As we add new scents or flavors to any line going forward, soap, electrolytes, anything else, the same standard applies before launch, not as an afterthought added once someone asks. A new lemongrass-soap variant, or a new electrolyte flavor, doesn't inherit a pass from whatever scent or flavor came before it. It starts from zero, the same as everything already on the shelf did.

Most shortcuts in this industry look reasonable from a distance. "We tested the formula" sounds complete until you ask which formula, which batch, which flavor, and realize the answer is usually "one of them, a while ago." We'd rather the answer always be "this exact one, recently, on its own," even when that's the slower and more expensive way to run a company.
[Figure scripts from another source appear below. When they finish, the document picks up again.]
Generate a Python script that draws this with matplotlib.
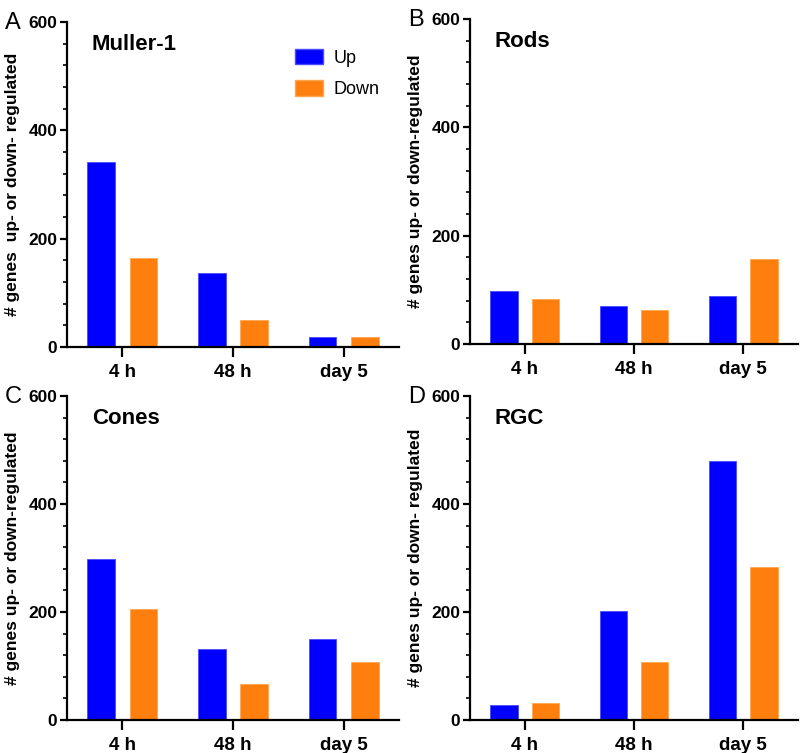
import matplotlib
matplotlib.use("Agg")
import matplotlib.pyplot as plt
from matplotlib.patches import Patch
from matplotlib.ticker import MultipleLocator

plt.rcParams['font.family'] = ['Liberation Sans', 'DejaVu Sans']

#_________data__________________
times = ["4 h", "48 h", "day 5"]
muller_up = [341, 136, 18]
muller_down = [165, 50, 19]
rods_up = [98, 70, 89]
rods_down = [84, 63, 157]
cones_up = [299, 131, 150]
cones_down = [205, 67, 107]
rgc_up = [28, 202, 480]
rgc_down = [31, 107, 284]

panels = [
    ("A", "Muller-1", muller_up, muller_down, "# genes  up- or down- regulated"),
    ("B", "Rods", rods_up, rods_down, "# genes up- or down-regulated"),
    ("C", "Cones", cones_up, cones_down, "# genes up- or down-regulated"),
    ("D", "RGC", rgc_up, rgc_down, "# genes up- or down- regulated"),
]

BLUE = "#0000ff"
ORANGE = "#ff7f0e"

W, H = 800, 753
fig = plt.figure(figsize=(W / 100, H / 100), dpi=100)

# axes boxes in pixels: left, top, right, bottom
boxes = [
    (67, 22, 399, 347),
    (470, 19, 798, 344),
    (67, 396, 399, 720),
    (470, 396, 798, 720),
]

for (letter, title, up, down, ylab), (l, t, r, b) in zip(panels, boxes):
    ax = fig.add_axes([l / W, 1 - b / H, (r - l) / W, (b - t) / H])
    x = list(range(len(times)))
    ax.bar([i - 0.19 for i in x], up, width=0.25, color=BLUE, edgecolor="#4a4aff", linewidth=0.6)
    ax.bar([i + 0.19 for i in x], down, width=0.25, color=ORANGE, edgecolor="#ffa552", linewidth=0.6)

    ax.set_xlim(-0.5, 2.5)
    ax.set_ylim(0, 600)
    ax.set_xticks(x)
    ax.set_xticklabels(times, fontsize=13.5, fontweight="bold")
    ax.yaxis.set_major_locator(MultipleLocator(200))
    ax.yaxis.set_minor_locator(MultipleLocator(40))
    for lab in ax.get_yticklabels():
        lab.set_fontsize(12.5)
        lab.set_fontweight("bold")

    for s in ["top", "right"]:
        ax.spines[s].set_visible(False)
    for s in ["left", "bottom"]:
        ax.spines[s].set_linewidth(1.6)
    ax.tick_params(axis="y", which="major", length=5, width=1.6, pad=2)
    ax.tick_params(axis="y", which="minor", length=3, width=1.2)
    ax.tick_params(axis="x", which="major", length=7, width=1.6, pad=5)

    ax.set_ylabel(ylab, fontsize=12.5, fontweight="bold")
    ax.yaxis.set_label_coords(-47 / (r - l), 0.5)

    ax.text(0.075, 0.93, title, transform=ax.transAxes, fontsize=16,
            fontweight="bold", va="center", ha="left")
    fig.text((l - 62) / W, 1 - (t - 10) / H, letter, fontsize=17,
             va="top", ha="left")

    if letter == "A":
        handles = [Patch(facecolor=BLUE, edgecolor="#4a4aff", label="Up"),
                   Patch(facecolor=ORANGE, edgecolor="#ffa552", label="Down")]
        ax.legend(handles=handles, loc="upper left", bbox_to_anchor=(0.66, 0.945),
                  frameon=False, fontsize=13, handlelength=1.55, handleheight=0.95,
                  handletextpad=0.6, labelspacing=0.75, borderpad=0)

fig.savefig("out.png", dpi=100)
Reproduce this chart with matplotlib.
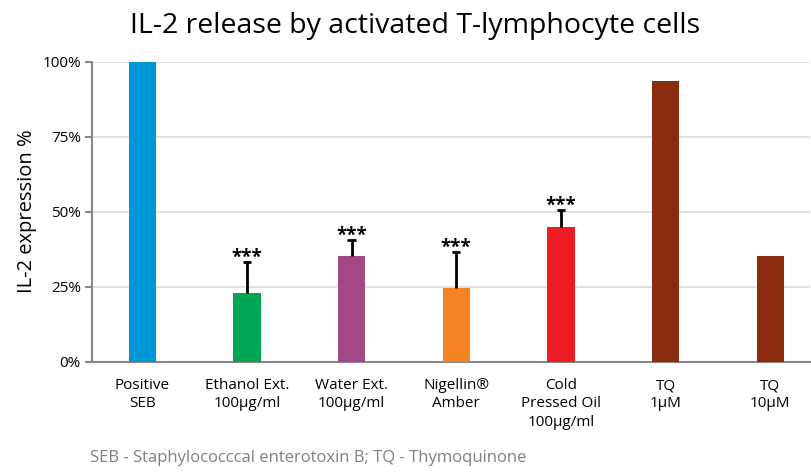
import matplotlib
matplotlib.use("Agg")
import matplotlib.pyplot as plt
import numpy as np

categories = ["Positive\nSEB", "Ethanol Ext.\n100µg/ml", "Water Ext.\n100µg/ml",
              "Nigellin®\nAmber", "Cold\nPressed Oil\n100µg/ml", "TQ\n1µM", "TQ\n10µM"]
values = [100, 22.7, 35.3, 24.5, 45.0, 93.6, 35.1]
err_upper = [0, 10.5, 5.2, 12.1, 5.5, 0, 0]
signif = ["", "***", "***", "***", "***", "", ""]
colors = ["#0096D8", "#00A651", "#A54686", "#F58220", "#ED1C24", "#8A2B0D", "#8A2B0D"]
yticks = [0, 25, 50, 75, 100]
ytick_labels = ["0%", "25%", "50%", "75%", "100%"]

plt.rcParams['font.family'] = ['Open Sans', 'DejaVu Sans']

fig = plt.figure(figsize=(8.12, 4.72), dpi=100)
ax = fig.add_axes([92/812, 1-361.5/472, (810-92)/812, 300/472])

x = np.arange(len(categories))
ax.bar(x, values, width=0.26, color=colors, zorder=3)
cap = 0.04
for xi, v, e, s in zip(x, values, err_upper, signif):
    if e > 0:
        ax.vlines(xi, v, v + e, colors='black', linewidth=2, zorder=4)
        ax.hlines(v + e, xi - cap, xi + cap, colors='black', linewidth=2, zorder=4)
    if s:
        ax.text(xi, v + e + 1.3, s, ha='center', va='center', fontsize=13.5,
                fontweight='bold', color='black', zorder=5)

ax.set_ylim(0, 100)
ax.set_xlim(-0.48, 6.38)
ax.set_yticks(yticks)
ax.set_yticklabels(ytick_labels, fontsize=11)
ax.set_xticks(x)
ax.set_xticklabels(categories, fontsize=11, linespacing=1.3)
ax.tick_params(axis='x', length=0, pad=12)
ax.tick_params(axis='y', length=5, width=1.5, color='#888888', pad=3)
ax.yaxis.grid(True, color='#dddddd', linewidth=1.2, zorder=0)
for sp in ['top', 'right']:
    ax.spines[sp].set_visible(False)
for sp in ['left', 'bottom']:
    ax.spines[sp].set_color('#888888')
    ax.spines[sp].set_linewidth(1.5)
ax.set_ylabel("IL-2 expression %", fontsize=14.5, labelpad=4)

fig.text(415/812, 1-26/472, "IL-2 release by activated T-lymphocyte cells",
         ha='center', va='center', fontsize=20.5)
fig.text(90/812, 1-458/472, "SEB - Staphylococccal enterotoxin B; TQ - Thymoquinone",
         ha='left', va='center', fontsize=12, color='#808080')

fig.savefig("out.png", dpi=100)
Why this matters more than it sounds like it should

A cocoa-flavored product carrying a different heavy metal profile than a vanilla one isn't a flaw specific to any single brand. It's a basic fact about how that ingredient interacts with soil, true industry-wide, whether a company chooses to test for it or not. The actual choice a brand makes isn't whether the difference exists, it's whether they're willing to go looking for it.

We'd rather know, batch by batch and flavor by flavor, than assume. That's a slower, costlier way to run a supplement company, and it's also the only version of "tested" that means anything once you understand what a single shared result is actually capable of telling you, and what it isn't.

If there's one thing worth taking away from this beyond our own specific numbers, it's a question worth asking of anything you buy, from us or from anyone else: when a brand says a product is tested, ask which specific version of it actually got tested, how recently, and against what standard. Most of the time, that question has a clear, satisfying answer. Sometimes it doesn't, and the silence that follows is usually more informative than anything printed on the label.

That's really the whole post, stretched out: a label is a promise, and a Certificate of Analysis is the only thing that actually backs that promise up, flavor by flavor, batch by batch, ingredient by ingredient. We'd rather keep producing the second thing than get comfortable resting on the first.